** begin Dataset entries **

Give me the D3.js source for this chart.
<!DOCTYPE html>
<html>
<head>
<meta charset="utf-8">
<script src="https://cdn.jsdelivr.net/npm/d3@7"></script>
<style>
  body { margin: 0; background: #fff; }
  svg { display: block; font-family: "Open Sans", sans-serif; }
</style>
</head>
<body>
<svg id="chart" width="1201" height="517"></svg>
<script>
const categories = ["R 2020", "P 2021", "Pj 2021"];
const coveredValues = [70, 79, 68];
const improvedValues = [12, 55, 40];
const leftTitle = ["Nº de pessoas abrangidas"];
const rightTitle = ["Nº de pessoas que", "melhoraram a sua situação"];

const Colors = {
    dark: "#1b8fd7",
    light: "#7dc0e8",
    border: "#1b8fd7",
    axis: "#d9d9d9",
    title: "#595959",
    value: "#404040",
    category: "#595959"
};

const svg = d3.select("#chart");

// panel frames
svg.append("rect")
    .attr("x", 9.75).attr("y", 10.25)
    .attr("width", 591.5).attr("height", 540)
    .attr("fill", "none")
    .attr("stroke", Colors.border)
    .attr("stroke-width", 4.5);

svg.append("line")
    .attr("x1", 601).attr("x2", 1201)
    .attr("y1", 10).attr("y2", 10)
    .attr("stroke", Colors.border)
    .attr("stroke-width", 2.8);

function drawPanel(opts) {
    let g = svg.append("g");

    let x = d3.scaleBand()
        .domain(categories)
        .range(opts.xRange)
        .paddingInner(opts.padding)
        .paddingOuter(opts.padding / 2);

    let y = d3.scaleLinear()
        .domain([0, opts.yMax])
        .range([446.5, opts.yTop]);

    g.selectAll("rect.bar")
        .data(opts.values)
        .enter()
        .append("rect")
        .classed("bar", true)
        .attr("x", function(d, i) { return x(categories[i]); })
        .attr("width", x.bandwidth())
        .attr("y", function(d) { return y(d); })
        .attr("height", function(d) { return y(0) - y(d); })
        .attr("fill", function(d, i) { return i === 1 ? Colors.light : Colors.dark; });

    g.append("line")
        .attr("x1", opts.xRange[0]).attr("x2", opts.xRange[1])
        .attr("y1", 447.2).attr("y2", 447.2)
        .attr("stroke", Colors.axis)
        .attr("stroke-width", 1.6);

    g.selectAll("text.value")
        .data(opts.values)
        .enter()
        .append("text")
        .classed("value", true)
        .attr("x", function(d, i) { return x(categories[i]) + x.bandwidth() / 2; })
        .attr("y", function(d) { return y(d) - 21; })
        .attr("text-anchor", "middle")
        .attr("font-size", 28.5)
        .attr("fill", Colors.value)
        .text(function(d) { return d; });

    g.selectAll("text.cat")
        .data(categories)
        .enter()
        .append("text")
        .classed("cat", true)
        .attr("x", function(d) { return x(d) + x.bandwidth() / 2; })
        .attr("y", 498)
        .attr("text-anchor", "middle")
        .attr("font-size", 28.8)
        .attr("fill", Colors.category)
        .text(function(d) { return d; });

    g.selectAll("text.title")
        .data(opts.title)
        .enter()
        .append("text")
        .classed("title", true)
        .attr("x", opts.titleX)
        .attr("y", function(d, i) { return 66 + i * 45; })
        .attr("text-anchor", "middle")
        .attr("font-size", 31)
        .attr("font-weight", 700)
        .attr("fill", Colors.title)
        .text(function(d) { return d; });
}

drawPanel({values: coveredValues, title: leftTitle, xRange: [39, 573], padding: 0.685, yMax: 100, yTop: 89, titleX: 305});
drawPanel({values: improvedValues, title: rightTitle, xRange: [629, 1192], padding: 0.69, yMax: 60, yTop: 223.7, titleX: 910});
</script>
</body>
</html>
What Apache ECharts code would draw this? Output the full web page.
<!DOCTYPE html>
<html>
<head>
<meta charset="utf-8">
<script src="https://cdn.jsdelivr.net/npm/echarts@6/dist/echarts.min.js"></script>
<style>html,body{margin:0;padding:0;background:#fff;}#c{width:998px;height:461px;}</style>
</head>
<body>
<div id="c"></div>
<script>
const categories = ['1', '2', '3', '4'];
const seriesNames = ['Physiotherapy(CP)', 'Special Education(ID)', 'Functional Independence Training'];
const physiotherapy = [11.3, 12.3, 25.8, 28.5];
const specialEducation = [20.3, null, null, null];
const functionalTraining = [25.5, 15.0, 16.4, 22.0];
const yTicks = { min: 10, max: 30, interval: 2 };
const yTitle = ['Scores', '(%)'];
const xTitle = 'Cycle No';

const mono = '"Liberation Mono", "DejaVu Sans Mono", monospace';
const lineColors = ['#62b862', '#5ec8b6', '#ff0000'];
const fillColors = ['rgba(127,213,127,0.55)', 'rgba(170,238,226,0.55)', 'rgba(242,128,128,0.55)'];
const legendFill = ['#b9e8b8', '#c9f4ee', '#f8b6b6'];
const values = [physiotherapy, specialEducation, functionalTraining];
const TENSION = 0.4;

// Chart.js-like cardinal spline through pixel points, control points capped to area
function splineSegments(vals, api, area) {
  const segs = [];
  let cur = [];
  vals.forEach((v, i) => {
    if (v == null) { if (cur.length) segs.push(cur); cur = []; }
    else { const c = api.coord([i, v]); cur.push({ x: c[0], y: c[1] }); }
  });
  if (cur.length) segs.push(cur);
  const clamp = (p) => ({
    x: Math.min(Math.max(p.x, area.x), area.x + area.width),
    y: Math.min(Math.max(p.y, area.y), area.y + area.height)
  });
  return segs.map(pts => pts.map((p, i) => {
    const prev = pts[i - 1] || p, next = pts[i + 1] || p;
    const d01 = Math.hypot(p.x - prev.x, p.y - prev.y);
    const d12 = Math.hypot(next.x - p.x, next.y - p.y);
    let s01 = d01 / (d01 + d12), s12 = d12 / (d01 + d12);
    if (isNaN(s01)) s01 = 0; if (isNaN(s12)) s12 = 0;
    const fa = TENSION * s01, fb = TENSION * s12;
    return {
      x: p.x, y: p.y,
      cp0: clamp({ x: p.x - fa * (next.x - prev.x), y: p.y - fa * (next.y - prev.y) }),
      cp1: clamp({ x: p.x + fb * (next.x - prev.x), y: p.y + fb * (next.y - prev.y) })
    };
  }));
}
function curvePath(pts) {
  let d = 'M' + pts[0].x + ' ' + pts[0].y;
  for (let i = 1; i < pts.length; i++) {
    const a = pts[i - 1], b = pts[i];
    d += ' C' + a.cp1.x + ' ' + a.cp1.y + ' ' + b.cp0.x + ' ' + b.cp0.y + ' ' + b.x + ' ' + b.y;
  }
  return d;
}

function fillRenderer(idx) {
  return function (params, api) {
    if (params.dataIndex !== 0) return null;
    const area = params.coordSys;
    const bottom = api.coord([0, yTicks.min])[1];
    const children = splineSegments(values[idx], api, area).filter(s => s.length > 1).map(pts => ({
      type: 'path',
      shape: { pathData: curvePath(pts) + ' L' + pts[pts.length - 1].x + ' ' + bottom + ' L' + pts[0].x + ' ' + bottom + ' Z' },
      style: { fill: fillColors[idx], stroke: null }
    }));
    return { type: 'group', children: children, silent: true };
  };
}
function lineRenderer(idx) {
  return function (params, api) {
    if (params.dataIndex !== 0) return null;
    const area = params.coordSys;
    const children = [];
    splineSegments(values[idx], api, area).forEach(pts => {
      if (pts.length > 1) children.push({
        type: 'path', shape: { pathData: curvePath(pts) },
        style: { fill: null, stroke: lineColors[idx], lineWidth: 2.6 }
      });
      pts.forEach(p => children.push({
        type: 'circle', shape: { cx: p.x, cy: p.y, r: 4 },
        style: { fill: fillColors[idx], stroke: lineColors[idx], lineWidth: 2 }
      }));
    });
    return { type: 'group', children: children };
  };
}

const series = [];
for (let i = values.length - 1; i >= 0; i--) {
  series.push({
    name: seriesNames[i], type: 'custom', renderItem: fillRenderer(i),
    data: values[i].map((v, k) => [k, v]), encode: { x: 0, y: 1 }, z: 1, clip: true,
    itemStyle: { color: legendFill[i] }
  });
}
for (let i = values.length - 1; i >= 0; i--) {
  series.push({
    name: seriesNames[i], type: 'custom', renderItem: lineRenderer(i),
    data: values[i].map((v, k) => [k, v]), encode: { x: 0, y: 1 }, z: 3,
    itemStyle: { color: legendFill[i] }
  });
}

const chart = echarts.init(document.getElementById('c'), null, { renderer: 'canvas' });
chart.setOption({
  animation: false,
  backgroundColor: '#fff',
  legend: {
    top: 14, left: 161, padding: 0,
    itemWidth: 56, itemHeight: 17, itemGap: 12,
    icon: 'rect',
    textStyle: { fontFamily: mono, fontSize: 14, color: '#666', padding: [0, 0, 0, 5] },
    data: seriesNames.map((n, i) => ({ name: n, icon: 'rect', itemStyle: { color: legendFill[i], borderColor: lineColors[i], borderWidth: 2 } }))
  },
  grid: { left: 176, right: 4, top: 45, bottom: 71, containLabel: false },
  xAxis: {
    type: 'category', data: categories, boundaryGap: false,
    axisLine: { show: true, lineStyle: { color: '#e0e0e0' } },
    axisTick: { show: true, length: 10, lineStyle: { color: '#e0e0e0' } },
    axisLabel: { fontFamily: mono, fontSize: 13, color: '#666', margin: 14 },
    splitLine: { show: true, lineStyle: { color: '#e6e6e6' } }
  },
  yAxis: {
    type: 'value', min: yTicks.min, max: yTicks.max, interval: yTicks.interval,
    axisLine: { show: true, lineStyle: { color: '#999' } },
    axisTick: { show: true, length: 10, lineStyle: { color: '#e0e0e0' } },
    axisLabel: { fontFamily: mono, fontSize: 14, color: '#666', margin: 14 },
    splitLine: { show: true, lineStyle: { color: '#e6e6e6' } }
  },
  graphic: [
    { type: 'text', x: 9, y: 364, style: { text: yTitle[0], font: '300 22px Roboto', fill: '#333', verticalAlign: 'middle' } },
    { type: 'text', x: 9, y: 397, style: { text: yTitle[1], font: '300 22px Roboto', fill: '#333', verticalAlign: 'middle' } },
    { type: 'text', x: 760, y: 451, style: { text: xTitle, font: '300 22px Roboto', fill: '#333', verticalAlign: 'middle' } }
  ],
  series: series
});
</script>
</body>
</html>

** end Dataset entries **

Objective = Write the lines again exactly, beginning at the line that has "What Apache ECharts" and stopping after the line that has "const xTitle = 'Cycle No';"; include no other lines.

Response below =
What Apache ECharts code would draw this? Output the full web page.
<!DOCTYPE html>
<html>
<head>
<meta charset="utf-8">
<script src="https://cdn.jsdelivr.net/npm/echarts@6/dist/echarts.min.js"></script>
<style>html,body{margin:0;padding:0;background:#fff;}#c{width:998px;height:461px;}</style>
</head>
<body>
<div id="c"></div>
<script>
const categories = ['1', '2', '3', '4'];
const seriesNames = ['Physiotherapy(CP)', 'Special Education(ID)', 'Functional Independence Training'];
const physiotherapy = [11.3, 12.3, 25.8, 28.5];
const specialEducation = [20.3, null, null, null];
const functionalTraining = [25.5, 15.0, 16.4, 22.0];
const yTicks = { min: 10, max: 30, interval: 2 };
const yTitle = ['Scores', '(%)'];
const xTitle = 'Cycle No';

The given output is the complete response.